Friday, September 13, 2013

BOOK/POLITICS: The Education Of A Young Liberal



The Education Of A Young Liberal
John Hyde Page
Melbourne University Press, 2006.

If a day is a long time in politics, how long would one describe a decade? This was roughly the period of John Howard’s prime ministership, which ended in such a spectacular fashion last November after a bunch of Liberal Party apparatchiks were caught out spreading a bogus pamphlet containing the kinds of messages John Howard’s favourite columnists and shock jocks were famous for.

A decade is also the period spent by both John Hyde Page and yours truly in the NSW Young Liberals. In my case, “double dipping” rules meant one could still be an adult member of the Young Libs (the cut-off age was 30) and the “senior” party simultaneously. It was also a time when Young Libs gatherings were dominated by all kinds of adult activities, including the sort of activities one might see in an adult movie. Not that I’ll admit to watching any such activities (even in the movies).

Young Libs (especially the self-styled moderates) have often seen themselves as the conscience of the Liberal Party, criticising conservative excesses in both the “senior” party and Liberal Parliamentarians. It was a Young Liberal who tipped off ALP campaigners in Lindsay about the “Ala Akba” pamphlet, triggering off a sting operation that led to the prosecution of senior Liberals including a member of the NSW State Executive.

John Hyde Page spent much of his sojourn in the NSW Young Libs fighting my old political allies. Many of the events he describes early on in his The Education Of A Young Liberal are ones I participated in toward the end of my active membership. At the time, we thought we were making Australian political history. Reading Hyde Page’s book confirmed in my mind just how silly we were to entertain such political fantasies.

For a man of his age, Hyde Page has produced a surprisingly mature account of the operation of political structures within the Liberal Party. Certainly any young moderate who saw (and still sees) the stranglehold of the religious right in the NSW Young Libs will succumb to premature ageing.

Yet Hyde Page’s work is not a serious or pompous tome. Indeed, even a former conservative warhorse like myself found many occasions to laugh at factional stoushes which at the time were the source of political bipolar disorder – the elation of a successful branch stack followed by the depression of finding out the Annual General Meeting of the stacked branch had been knocked out for technical reasons.

The book was the subject of at least one defamation action brought by conservative party members. The offending chapter, provocatively entitled “Meeting With Nazis”, didn’t exactly provide glowing references to some of my old factional allies. Hyde Page describes some rightwing cadres he met as “spruiking enthusiastically like a used-car salesman”. He writes of the Machiavellian-ness of one conservative hack in these terms: “I got the impression that you never found out what [he] was really thinking, no matter how much time you spent with him”.

To his credit, Hyde Page doesn’t reserve his often devastating wit on his former opponents.
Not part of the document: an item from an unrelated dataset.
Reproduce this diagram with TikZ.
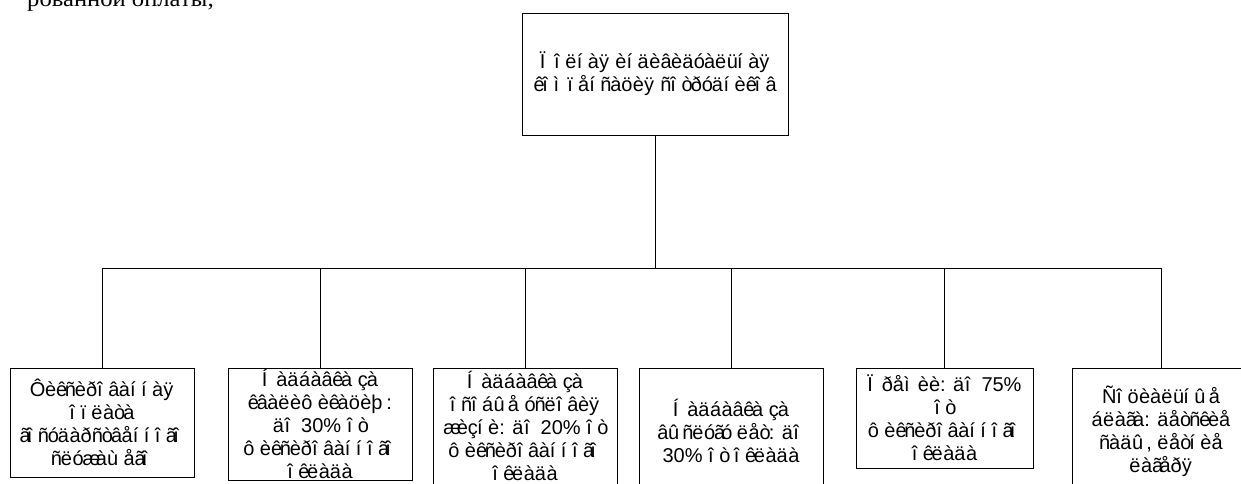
\documentclass[tikz,border=0pt]{standalone}
\usepackage{fontspec}
\setmainfont{Liberation Sans}
\newfontfamily\serifcyr{Liberation Serif}
\usepackage{newunicodechar}
\newlength\mjw
\newif\ifmoj \mojtrue
\newcommand\mj[2]{\ifmoj\settowidth\mjw{\char#1\relax}\makebox[\mjw][l]{#2}\else\char#1\relax\fi}
\newunicodechar{а}{\mj{"0430}{à}}
\newunicodechar{б}{\mj{"0431}{á}}
\newunicodechar{в}{\mj{"0432}{â}}
\newunicodechar{г}{\mj{"0433}{ã}}
\newunicodechar{д}{\mj{"0434}{ä}}
\newunicodechar{е}{\mj{"0435}{å}}
\newunicodechar{ж}{\mj{"0436}{æ}}
\newunicodechar{з}{\mj{"0437}{ç}}
\newunicodechar{и}{\mj{"0438}{è}}
\newunicodechar{й}{\mj{"0439}{é}}
\newunicodechar{к}{\mj{"043A}{ê}}
\newunicodechar{л}{\mj{"043B}{ë}}
\newunicodechar{м}{\mj{"043C}{ì}}
\newunicodechar{н}{\mj{"043D}{í}}
\newunicodechar{о}{\mj{"043E}{î}}
\newunicodechar{п}{\mj{"043F}{ï}}
\newunicodechar{р}{\mj{"0440}{ð}}
\newunicodechar{с}{\mj{"0441}{ñ}}
\newunicodechar{т}{\mj{"0442}{ò}}
\newunicodechar{у}{\mj{"0443}{ó}}
\newunicodechar{ф}{\mj{"0444}{ô}}
\newunicodechar{х}{\mj{"0445}{õ}}
\newunicodechar{ц}{\mj{"0446}{ö}}
\newunicodechar{ч}{\mj{"0447}{÷}}
\newunicodechar{ш}{\mj{"0448}{ø}}
\newunicodechar{щ}{\mj{"0449}{ù}}
\newunicodechar{ъ}{\mj{"044A}{ú}}
\newunicodechar{ы}{\mj{"044B}{û}}
\newunicodechar{ь}{\mj{"044C}{ü}}
\newunicodechar{э}{\mj{"044D}{ý}}
\newunicodechar{ю}{\mj{"044E}{þ}}
\newunicodechar{я}{\mj{"044F}{ÿ}}
\newunicodechar{Н}{\mj{"041D}{Í}}
\newunicodechar{П}{\mj{"041F}{Ï}}
\newunicodechar{С}{\mj{"0421}{Ñ}}
\newunicodechar{Ф}{\mj{"0424}{Ô}}
\tikzset{
  cbox/.style={draw, line width=0.9pt, inner sep=0pt, align=center,
    font=\fontsize{20}{23}\selectfont},
  link/.style={draw, line width=0.9pt}
}
\begin{document}
\begin{tikzpicture}[x=1pt,y=-1pt]
\path[use as bounding box, fill=white] (0,0) rectangle (1241,483);
\node[anchor=base west, inner sep=0pt, font=\serifcyr\fontsize{23}{26}\selectfont\mojfalse] (prev) at (27,6.5)
  {\scalebox{1.07}[1]{рованной оплаты;}};
\node[cbox, minimum width=266, minimum height=122] (top) at (655,74)
  {Полная индивидуальная\\компенсация сотрудников};
\node[cbox, minimum width=184, minimum height=109] (c1) at (102,422.5)
  {Фиксированная\\оплата\\государственного\\служащего};
\node[cbox, minimum width=184, minimum height=112] (c2) at (320,424)
  {Надбавка за\\квалификацию:\\до 30\% от\\фиксированного\\оклада};
\node[cbox, minimum width=184, minimum height=116] (c3) at (525,426)
  {Надбавка за\\особые условия\\жизни: до 20\% от\\фиксированного\\оклада};
\node[cbox, minimum width=184, minimum height=126] (c4) at (731,431)
  {Надбавка за\\выслугу лет: до\\30\% от оклада};
\node[cbox, minimum width=177, minimum height=100] (c5) at (944.5,418)
  {Премии: до 75\%\\от\\фиксированного\\оклада};
\node[cbox, minimum width=178, minimum height=127] (c6) at (1161,431.5)
  {Социальные\\блага: детские\\сады, летние\\лагеря};
\coordinate (bus) at (655,268);
\path[link] (top.south) -- (bus);
\path[link] (c1.north) -- (c1.north |- bus) -- (c6.north |- bus) -- (c6.north);
\path[link] (c2.north) -- (c2.north |- bus);
\path[link] (c3.north) -- (c3.north |- bus);
\path[link] (c4.north) -- (c4.north |- bus);
\path[link] (c5.north) -- (c5.north |- bus);
\end{tikzpicture}
\end{document}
In this respect, his work describes not just inter-factional warfare but also intra-factional intrigue. Much of this was played out in the context of two highly contested preselections in the blue ribbon eastern suburbs seat of Wentworth, now held by Liberal Party leadership aspirant Malcolm Turnbull. 
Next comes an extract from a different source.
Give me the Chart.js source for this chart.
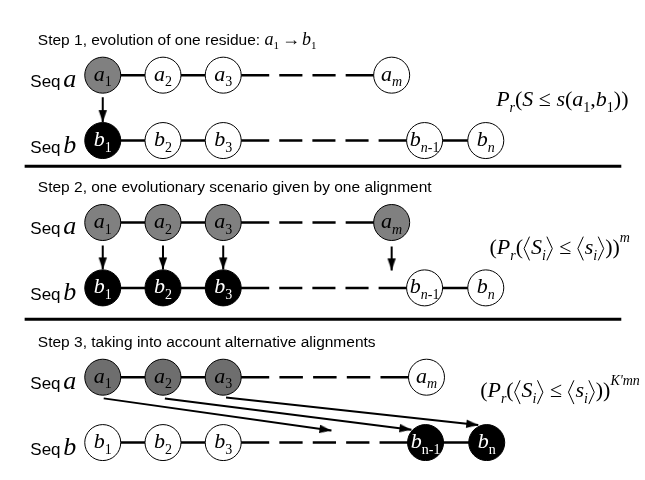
<!doctype html>
<html lang="en">
<head>
<meta charset="utf-8">
<title>Alignment significance, three steps</title>
<script src="https://cdn.jsdelivr.net/npm/chart.js@4.4.0/dist/chart.umd.min.js"></script>
<style>
  html, body { margin: 0; padding: 0; background: #fff; }
  #wrap { width: 645px; height: 480px; }
</style>
</head>
<body>
<div id="wrap"><canvas id="diagram" width="645" height="480"></canvas></div>
<script>
// ---- data (diagram units, x 0..645, y 0..480 top-down) ----
var stepTitles = [
    'Step 1, evolution of one residue: ',
    'Step 2, one evolutionary scenario given by one alignment',
    'Step 3, taking into account alternative alignments'
];
var rowA = [61, 221, 389];      // "Seq a" row of each step
var rowB = [132, 292, 460];     // "Seq b" row of each step
var colA = [[89, 153, 217, 396], [89, 153, 217, 396], [89, 153, 217, 433]];
var colB = [[89, 153, 217, 431, 496], [89, 153, 217, 431, 496], [89, 153, 217, 432, 497]];
var labA = ['1', '2', '3', 'm'];
var labB = ['1', '2', '3', 'n-1', 'n'];
var gapAfter = 2;               // dashed stretch begins after the 3rd residue
// 1 = residue taking part (grey on seq a, black on seq b)
var stateA = [[1, 0, 0, 0], [1, 1, 1, 1], [1, 1, 1, 0]];
var stateB = [[1, 0, 0, 0, 0], [1, 1, 1, 0, 0], [0, 0, 0, 1, 1]];
var uprightSub = [false, false, true];
// arrows
var arrowFromX = [89, 89, 153, 217, 396, 90, 155, 220];
var arrowFromY = [85, 246, 246, 246, 247, 412, 412, 411];
var arrowToX = [89, 89, 153, 217, 396, 332, 417, 488];
var arrowToY = [112, 272, 272, 272, 273, 447, 446, 441];
var separatorY = [160, 326];

var NODE_R = 18;
var greys = ['#808080', '#808080', '#6e6e6e'];

function dashFor(c) {
    if (c.p0DataIndex !== gapAfter) return [];
    var len = c.p1.x - c.p0.x;
    var edge = NODE_R + 28;
    var mid = len - 2 * edge;
    var n = Math.max(1, Math.round((mid - 12) / 37));
    var gap = mid / (n * 2.3 + n + 1);
    var pat = [edge, gap];
    for (var k = 0; k < n; k++) pat.push(gap * 2.3, gap);
    pat.push(edge + 20);
    return pat;
}

function makeArrowHead() {
    var c = document.createElement('canvas');
    c.width = 26; c.height = 26;
    var g = c.getContext('2d');
    g.fillStyle = '#000';
    g.beginPath();
    g.moveTo(13, 13);
    g.lineTo(8.8, 25);
    g.lineTo(17.2, 25);
    g.closePath();
    g.fill();
    return c;
}
var arrowHead = makeArrowHead();

var datasets = [];
for (var s = 0; s < 3; s++) {
    var ptsA = colA[s].map(function (x) { return { x: x, y: rowA[s] }; });
    var ptsB = colB[s].map(function (x) { return { x: x, y: rowB[s] }; });
    [ptsA, ptsB].forEach(function (pts) {
        datasets.push({
            data: pts, showLine: true, pointRadius: 0, borderColor: '#000',
            borderWidth: 2.5, order: 2, segment: { borderDash: dashFor }
        });
    });
    datasets.push({
        data: ptsA, showLine: false, pointRadius: NODE_R, pointBorderWidth: 1,
        pointBorderColor: '#000', order: 0,
        pointBackgroundColor: stateA[s].map(function (v) { return v ? greys[s] : '#fff'; })
    });
    datasets.push({
        data: ptsB, showLine: false, pointRadius: NODE_R, pointBorderWidth: 1,
        pointBorderColor: '#000', order: 0,
        pointBackgroundColor: stateB[s].map(function (v) { return v ? '#000' : '#fff'; })
    });
}
for (var i = 0; i < arrowFromX.length; i++) {
    datasets.push({
        data: [{ x: arrowFromX[i], y: arrowFromY[i] }, { x: arrowToX[i], y: arrowToY[i] }],
        showLine: true, borderColor: '#000', borderWidth: 2, order: 1,
        pointRadius: [0, 6], pointStyle: arrowHead,
        pointRotation: function (c) {
            var d = c.dataset.data, xs = c.chart.scales.x, ys = c.chart.scales.y;
            var dx = xs.getPixelForValue(d[1].x) - xs.getPixelForValue(d[0].x);
            var dy = ys.getPixelForValue(d[1].y) - ys.getPixelForValue(d[0].y);
            return Math.atan2(dy, dx) * 180 / Math.PI + 90;
        }
    });
}
separatorY.forEach(function (y) {
    datasets.push({
        data: [{ x: 6, y: y }, { x: 640, y: y }], showLine: true,
        borderColor: '#000', borderWidth: 3, pointRadius: 0, order: 2
    });
});

// ---- small rich-text helper for the maths ----
var SERIF = '"Liberation Serif", "Times New Roman", serif';
function runSize(r, size) { return (r[2] === 'sub' || r[2] === 'sup') ? Math.round(size * 0.62) : size; }
function runWidth(ctx, r, size) {
    if (r[2] === 'lang' || r[2] === 'rang') return size * 0.36;
    if (r[2] === 'gap') return r[3];
    ctx.font = (r[1] ? 'italic ' : '') + runSize(r, size) + 'px ' + SERIF;
    return ctx.measureText(r[0]).width;
}
function drawRuns(ctx, runs, x, y, size, center) {
    var w = 0;
    runs.forEach(function (r) { w += runWidth(ctx, r, size); });
    var cx = center ? x - w / 2 : x;
    runs.forEach(function (r) {
        var rw = runWidth(ctx, r, size);
        if (r[2] === 'lang' || r[2] === 'rang') {
            var l = cx + 1, rr = cx + rw - 1.5;
            ctx.beginPath();
            ctx.lineWidth = 1;
            if (r[2] === 'lang') {
                ctx.moveTo(rr, y - size * 0.78); ctx.lineTo(l, y - size * 0.24); ctx.lineTo(rr, y + size * 0.3);
            } else {
                ctx.moveTo(l, y - size * 0.78); ctx.lineTo(rr, y - size * 0.24); ctx.lineTo(l, y + size * 0.3);
            }
            ctx.strokeStyle = ctx.fillStyle;
            ctx.stroke();
        } else if (r[2] !== 'gap') {
            var dy = r[2] === 'sub' ? size * 0.26 : (r[2] === 'sup' ? -size * 0.55 : 0);
            ctx.font = (r[1] ? 'italic ' : '') + runSize(r, size) + 'px ' + SERIF;
            ctx.fillText(r[0], cx, y + dy);
        }
        cx += rw;
    });
    return cx;
}

function subRuns(txt, upright) {
    var out = [];
    txt.split('').forEach(function (ch) {
        out.push([ch, !upright && /[a-z]/.test(ch), 'sub']);
    });
    return out;
}

var formulas = [
    [['P', 1], ['r', 1, 'sub'], ['(', 0], ['S', 1], [' \u2264 ', 0], ['s', 1], ['(', 0], ['a', 1], ['1', 0, 'sub'],
     [',', 0], ['b', 1], ['1', 0, 'sub'], ['))', 0]],
    [['(', 0], ['P', 1], ['r', 1, 'sub'], ['(', 0], ['', 0, 'lang'], ['S', 1], ['i', 1, 'sub'], ['', 0, 'rang'],
     [' \u2264 ', 0], ['', 0, 'lang'], ['s', 1], ['i', 1, 'sub'], ['', 0, 'rang'], ['))', 0], ['m', 1, 'sup']],
    [['(', 0], ['P', 1], ['r', 1, 'sub'], ['(', 0], ['', 0, 'lang'], ['S', 1], ['i', 1, 'sub'], ['', 0, 'rang'],
     [' \u2264 ', 0], ['', 0, 'lang'], ['s', 1], ['i', 1, 'sub'], ['', 0, 'rang'], ['))', 0], ["K'mn", 1, 'sup']]
];
var formulaX = [507, 500, 490];
var formulaY = [95, 255, 411];

var textPlugin = {
    id: 'diagramText',
    afterDatasetsDraw: function (chart) {
        var ctx = chart.ctx, xs = chart.scales.x, ys = chart.scales.y;
        ctx.save();
        ctx.textBaseline = 'alphabetic';
        ctx.textAlign = 'left';
        for (var s = 0; s < 3; s++) {
            ctx.fillStyle = '#000';
            // heading
            ctx.font = '15.5px "Liberation Sans", Arial, sans-serif';
            var hy = ys.getPixelForValue(rowA[s] - 33);
            ctx.fillText(stepTitles[s], xs.getPixelForValue(20), hy);
            if (s === 0) {
                var hx = xs.getPixelForValue(20) + ctx.measureText(stepTitles[s]).width;
                drawRuns(ctx, [['a', 1], ['1', 0, 'sub'], ['', 0, 'gap', 3], ['\u2192', 0], ['', 0, 'gap', 2],
                    ['b', 1], ['1', 0, 'sub']], hx, hy, 18, false);
            }
            // sequence names
            [[rowA[s], 'a'], [rowB[s], 'b']].forEach(function (row) {
                var by = ys.getPixelForValue(row[0] + 13);
                ctx.font = '17px "Liberation Sans", Arial, sans-serif';
                ctx.fillText('Seq', xs.getPixelForValue(12), by);
                ctx.font = 'italic 26px ' + SERIF;
                ctx.fillText(row[1], xs.getPixelForValue(47), by);
            });
            // residue labels
            colA[s].forEach(function (x, k) {
                ctx.fillStyle = '#000';
                drawRuns(ctx, [['a', 1]].concat(subRuns(labA[k], false)),
                    xs.getPixelForValue(x), ys.getPixelForValue(rowA[s] + 6), 22, true);
            });
            colB[s].forEach(function (x, k) {
                ctx.fillStyle = stateB[s][k] ? '#fff' : '#000';
                drawRuns(ctx, [['b', 1]].concat(subRuns(labB[k], uprightSub[s])),
                    xs.getPixelForValue(x), ys.getPixelForValue(rowB[s] + 6), 22, true);
            });
            // probability
            ctx.fillStyle = '#000';
            drawRuns(ctx, formulas[s], xs.getPixelForValue(formulaX[s]), ys.getPixelForValue(formulaY[s]), 22, false);
        }
        ctx.restore();
    }
};

new Chart(document.getElementById('diagram'), {
    type: 'scatter',
    data: { datasets: datasets },
    options: {
        responsive: false,
        animation: false,
        events: [],
        layout: { padding: 0 },
        plugins: { legend: { display: false }, tooltip: { enabled: false } },
        scales: {
            x: { type: 'linear', min: 0, max: 645, display: false },
            y: { type: 'linear', min: 0, max: 480, reverse: true, display: false }
        }
    },
    plugins: [textPlugin]
});
</script>
</body>
</html>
Wentworth changed hands twice during Howard’s term in office. It was first held by former Tourism Minister Andrew Thomson, a member of the conservative wing. Thomson was the subject of a preselection challenge from former Young Liberal President Jason Falinski, a moderate. Hyde Page actively assisted in branch development (read stacked branches) in the Wentworth electorate against Falinski and in favour of another moderate, former Liberal Party President and barrister Peter King.
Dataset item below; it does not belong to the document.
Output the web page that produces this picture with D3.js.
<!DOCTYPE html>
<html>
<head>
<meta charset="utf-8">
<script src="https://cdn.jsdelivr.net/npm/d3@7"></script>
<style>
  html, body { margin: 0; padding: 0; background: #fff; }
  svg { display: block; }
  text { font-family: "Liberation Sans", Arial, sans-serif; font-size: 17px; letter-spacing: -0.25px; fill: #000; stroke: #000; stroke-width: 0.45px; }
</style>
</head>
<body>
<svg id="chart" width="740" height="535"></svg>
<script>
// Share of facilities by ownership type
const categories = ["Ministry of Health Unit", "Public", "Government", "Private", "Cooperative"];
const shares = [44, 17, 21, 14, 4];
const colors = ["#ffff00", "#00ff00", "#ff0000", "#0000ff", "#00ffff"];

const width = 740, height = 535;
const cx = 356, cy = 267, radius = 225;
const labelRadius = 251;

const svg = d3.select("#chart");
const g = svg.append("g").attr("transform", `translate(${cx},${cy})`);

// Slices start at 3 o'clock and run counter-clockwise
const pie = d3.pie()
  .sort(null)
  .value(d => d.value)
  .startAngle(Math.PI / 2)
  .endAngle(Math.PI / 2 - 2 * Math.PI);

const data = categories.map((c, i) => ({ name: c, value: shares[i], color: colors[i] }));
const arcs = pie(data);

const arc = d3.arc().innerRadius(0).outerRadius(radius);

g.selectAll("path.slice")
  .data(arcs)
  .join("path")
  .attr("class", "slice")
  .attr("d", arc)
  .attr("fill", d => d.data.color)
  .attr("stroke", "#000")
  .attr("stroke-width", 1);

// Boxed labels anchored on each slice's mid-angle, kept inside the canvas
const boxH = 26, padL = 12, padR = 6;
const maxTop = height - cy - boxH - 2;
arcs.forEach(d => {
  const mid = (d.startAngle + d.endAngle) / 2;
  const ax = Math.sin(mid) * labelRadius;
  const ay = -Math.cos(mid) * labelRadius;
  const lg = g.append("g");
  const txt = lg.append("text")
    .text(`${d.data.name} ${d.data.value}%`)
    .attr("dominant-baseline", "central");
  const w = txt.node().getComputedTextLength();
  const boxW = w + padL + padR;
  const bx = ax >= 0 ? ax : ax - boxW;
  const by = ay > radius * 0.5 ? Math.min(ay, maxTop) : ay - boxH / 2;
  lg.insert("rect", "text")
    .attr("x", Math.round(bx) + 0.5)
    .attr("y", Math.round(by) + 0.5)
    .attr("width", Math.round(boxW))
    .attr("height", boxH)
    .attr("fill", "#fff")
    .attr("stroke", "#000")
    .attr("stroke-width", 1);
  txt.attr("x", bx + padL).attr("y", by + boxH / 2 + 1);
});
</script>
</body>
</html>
Hyde Page and his allies’ brazen tactics included holding a barbecue at the University of New South Wales during which free beer and sausages (financed from a factional slush fund) were handed out to students who agreed to fill out membership forms. He was rewarded for his efforts by Peter King MP in the form of employment in King’s electorate office. To say that Hyde Page’s anti-Falinski role made him persona non grata with many in his own faction would be an understatement. His status was only made worse with many of Hyde Page’s new moderate opponents supporting Malcolm Turnbull’s tilt for the seat.

You don’t need to be an expert on factional politics or the operation of political parties to enjoy this work. Hyde Page colourfully describes such dark political arts as branch-stacking, ballot-rorting and constitutional hair-splitting. Hyde Page’s flippant, humorous and highly engaging writing style would have to make him the closest thing to a more conservative Mungo MacCallum, or perhaps even a less conservative PJ O’Rourke. Not a bad plug from a former factional opponent!

This review was first penned in 2008. It is finally seeing the light of day after accidentally located on an external hard drive at the bottom of a pile of papers in the author's exceptionally messy study.